1Q 19 Market Commentary

At the end of 2018, interest rates were heading higher due to a hawkish Federal Reserve (FED); both global trade and manufacturing were slowing as the trade war raged on; and earnings expectations were being revised down. This led investors to conclude that the economy was slowing both abroad and here at home. Due to all of this, global equities, represented by the MSCI ACWI Index, suffered their eighth worst¹ quarterly loss in 30 years.

What a difference three months can make! Today, the bear has run back into its cave, the Fed has turned dovish, interest rates have plummeted, and stock markets have mostly recovered. The first quarter of 2019 was the best quarter for global equities since 1998 and the 11th best of all time!² It was a similar story for the S&P 500; after falling ~13.8% in 4Q18, the index rebounded 13.1% and at quarter end sits about 3.3% from its all-time highs. While the drawdown and rebound pattern occurs fairly often, what is unique was the magnitude and speed of this cycle. Since World War II, no other correction/bear has fallen as far and rebounded as fast as what we have just witnessed.

Dovish Fed: Is the market overreacting to the upside?

In 2018, as the decidedly hawkish FED continued to raise interest rates, they were projecting several more increases in 2019. In addition, their policy on reversing the trillions of Quantitative Easing (QE) remained in place.
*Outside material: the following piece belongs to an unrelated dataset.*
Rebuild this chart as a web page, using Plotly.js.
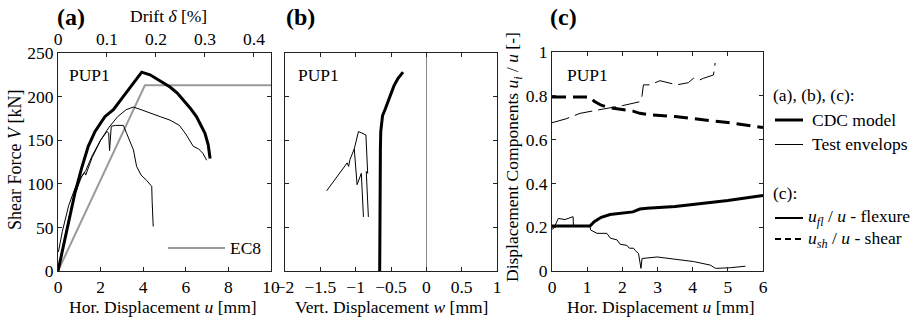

As interest rates rose across the yield curve, the economy clearly had trouble digesting these changes and it was most readily apparent in the housing market. Interest rates rose to the point where they broke a 35-year downtrend. Mortgage rates were rising which choked new and existing home sales. Trouble in the housing market, and other cyclical sectors in the economy, caused investors to begin to worry about a slowdown in the economy as a whole, and stock prices reacted accordingly.

In the first quarter of 2019 the FED stopped raising rates and told the world that future rate increases were on hold. In addition, they outlined a plan to stop QE-reversal and stated that their balance sheet would remain at levels more than four times higher than those prior to the Great Recession (accommodative monetary policy remains). As we wrote to Chairman Powell, this was a welcome reversal and it set the stage for the markets to recover. Our concern is that just as the market likely overreacted to the downside in 2018, it may also have overreacted on the upside so far in 2019. Stock markets often overreact as the human emotions of fear and greed work their magic.